Are you sure the nebula's are actually 3D or volumetric?

Remember that Nebulas are super massive clouds of particles lit by many stars. If you were to look at a nebula storm from afar, for the longest time it'd look like one big flat picture because you can't tumble it without traveling a large distance. And it's also massive and far away enough that the concept of depth appears to be flatter. Remember that for us to see a nebula, from lightyears away, it needs to be so massive that if you were inside of it, it'd feel like it's going on to infinity.

That being said I doubt that they are creating an actual volume. Just the apperance of volume.

http://www.gdcvault.com/play/1012551/Rock-Show-VFX-The-Effects

Here's something you want to look into. To make some of the most beautiful and practically unrivaled weather effects, they practically painted the sky with artist controlled particles and sprites.

If you were trying to make a universe sandbox on the other hand....

maxresdefault.jpg

If you sit back, you'd realize that there's a bit of cheating you can actually do.

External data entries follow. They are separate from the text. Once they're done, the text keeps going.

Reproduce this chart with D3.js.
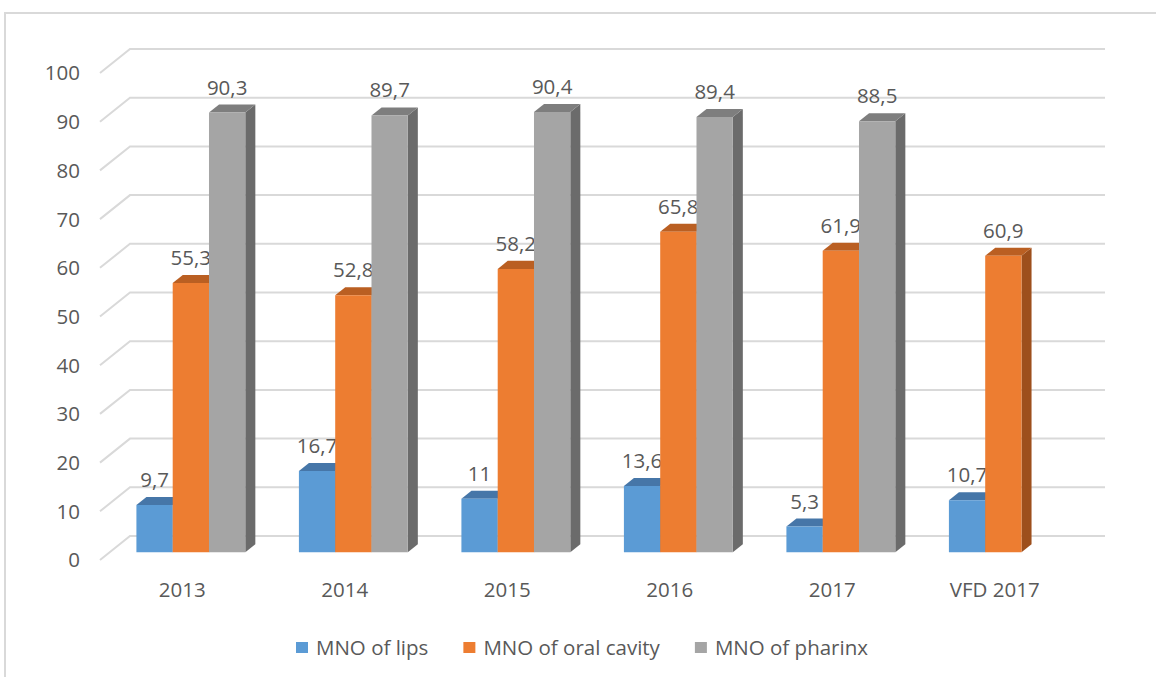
<!DOCTYPE html>
<html>
<head>
<meta charset="utf-8">
<script src="https://cdn.jsdelivr.net/npm/d3@7"></script>
<style>
  body { margin: 0; background: #fff; }
  text { font-family: "Open Sans", sans-serif; fill: #595959; }
</style>
</head>
<body>
<script>
// data
const categories = ["2013", "2014", "2015", "2016", "2017", "VFD 2017"];
const seriesNames = ["MNO of lips", "MNO of oral cavity", "MNO of pharinx"];
const lips = [9.7, 16.7, 11, 13.6, 5.3, 10.7];
const oral = [55.3, 52.8, 58.2, 65.8, 61.9, 60.9];
const pharinx = [90.3, 89.7, 90.4, 89.4, 88.5, null];
const yTicks = [0, 10, 20, 30, 40, 50, 60, 70, 80, 90, 100];

const seriesValues = [lips, oral, pharinx];
const colors = [
  { front: "#5B9BD5", top: "#4676A8", side: "#3D6791" },
  { front: "#ED7D31", top: "#BA5F22", side: "#9D4F1C" },
  { front: "#A5A5A5", top: "#7E7E7E", side: "#6B6B6B" }
];

const W = 1156, H = 677;
const fs = "20.5px";
const svg = d3.select("body").append("svg")
  .attr("width", W)
  .attr("height", H);

// outer chart border (only top and left visible)
svg.append("path")
  .attr("d", "M5,690 L5,13 L1170,13")
  .attr("fill", "none")
  .attr("stroke", "#D9D9D9")
  .attr("stroke-width", 2);

// back wall extents + floor depth
const x0 = 130, x1 = 1105;
const depthX = 30, depthY = 24;
const proj = (x, y, f) => [x - depthX * f, y + depthY * f];

const x = d3.scaleBand().domain(categories).range([x0, x1]);
const inner = d3.scaleBand().domain(d3.range(3))
  .range([-x.bandwidth() * 0.335, x.bandwidth() * 0.335]);
const y = d3.scaleLinear().domain([0, 100]).range([536, 49]);

// gridlines: back wall + left side wall diagonal
const grid = svg.append("g");
yTicks.forEach(t => {
  const yb = y(t);
  const f = proj(x0, yb, 1);
  grid.append("path")
    .attr("d", `M${f[0]},${f[1]} L${x0},${yb} L${x1},${yb}`)
    .attr("fill", "none")
    .attr("stroke", "#D9D9D9")
    .attr("stroke-width", 2);
  grid.append("text")
    .attr("x", 80)
    .attr("y", f[1] + 2)
    .attr("text-anchor", "end")
    .attr("dominant-baseline", "middle")
    .style("font-size", fs)
    .text(t);
});

// bars
const fFront = 0.68, fBack = 0.345;
const bars = svg.append("g");
categories.forEach((c, i) => {
  const cx = x(c) + x.bandwidth() / 2;
  seriesValues.forEach((vals, s) => {
    const v = vals[i];
    if (v == null) return;
    const xl = cx + inner(s), xr = xl + inner.bandwidth();
    const yt = y(v), yb = y(0);
    const A = proj(xl, yt, fFront), B = proj(xr, yt, fFront);
    const C = proj(xr, yb, fFront), D = proj(xl, yb, fFront);
    const Ab = proj(xl, yt, fBack), Bb = proj(xr, yt, fBack);
    const Cb = proj(xr, yb, fBack);
    const col = colors[s];
    const poly = pts => "M" + pts.map(p => p.join(",")).join("L") + "Z";
    bars.append("path").attr("d", poly([B, Bb, Cb, C])).attr("fill", col.side);
    bars.append("path").attr("d", poly([A, Ab, Bb, B])).attr("fill", col.top);
    bars.append("path").attr("d", poly([A, B, C, D])).attr("fill", col.front);
    bars.append("text")
      .attr("x", (A[0] + B[0]) / 2)
      .attr("y", A[1] - 18)
      .attr("text-anchor", "middle")
      .style("font-size", fs)
      .text(String(v).replace(".", ","));
  });
  // category label at the floor front
  const lp = proj(cx, y(0), 1);
  svg.append("text")
    .attr("x", lp[0] + 1)
    .attr("y", 597)
    .attr("text-anchor", "middle")
    .style("font-size", fs)
    .text(c);
});

// legend
const legend = svg.append("g");
let lx = 296;
seriesNames.forEach((n, s) => {
  legend.append("rect")
    .attr("x", lx).attr("y", 642)
    .attr("width", 12).attr("height", 11)
    .attr("fill", colors[s].front);
  const t = legend.append("text")
    .attr("x", lx + 20)
    .attr("y", 655)
    .style("font-size", fs)
    .text(n);
  lx += 20 + t.node().getComputedTextLength() + 35;
});
</script>
</body>
</html>
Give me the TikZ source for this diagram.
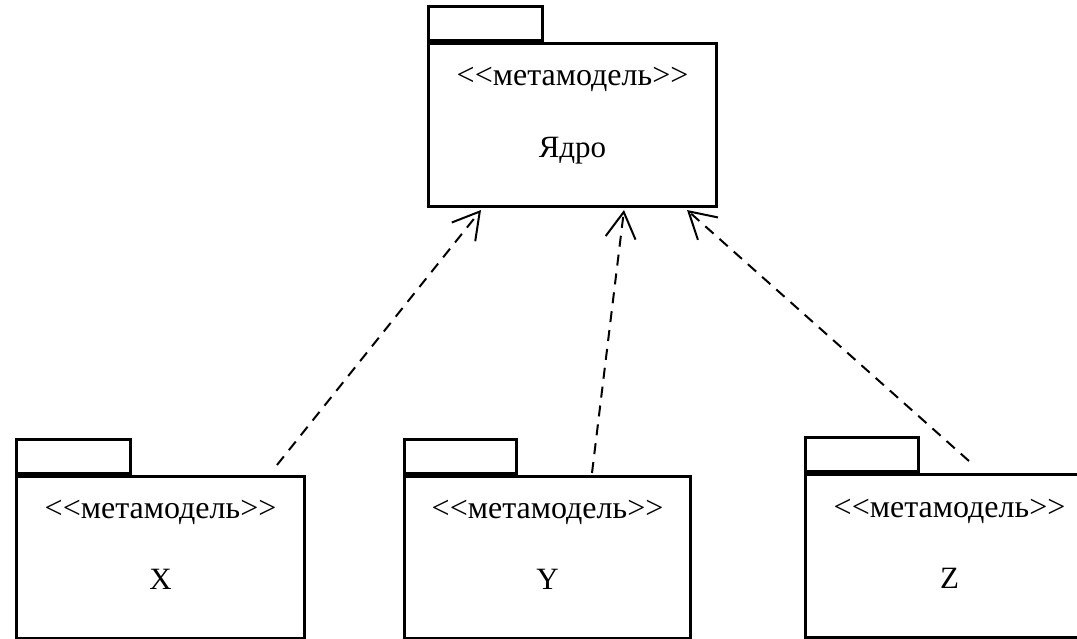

First, a nebula is dense enough that you can pretty much treat it like a solid object and model it as such.
Second, we know that it is a volume, but it does not necessairly mean that at a scale where we can tumble it, we need to treat it as a true volume. Instead, you can treat it as a subsurface and get some interesting results when you play with the parameters.
Third, it is surrounded by thinner but still dense clouds of gasses. You can play around a bit with this one by using a mixture of adding, and actual geometry with the same techniques just thinner and more varience.
Finally, add some invisible sprites with add, multiply, clip, and subtract shaders to shape the image up a bit. Think of them like 3D photoshop layers.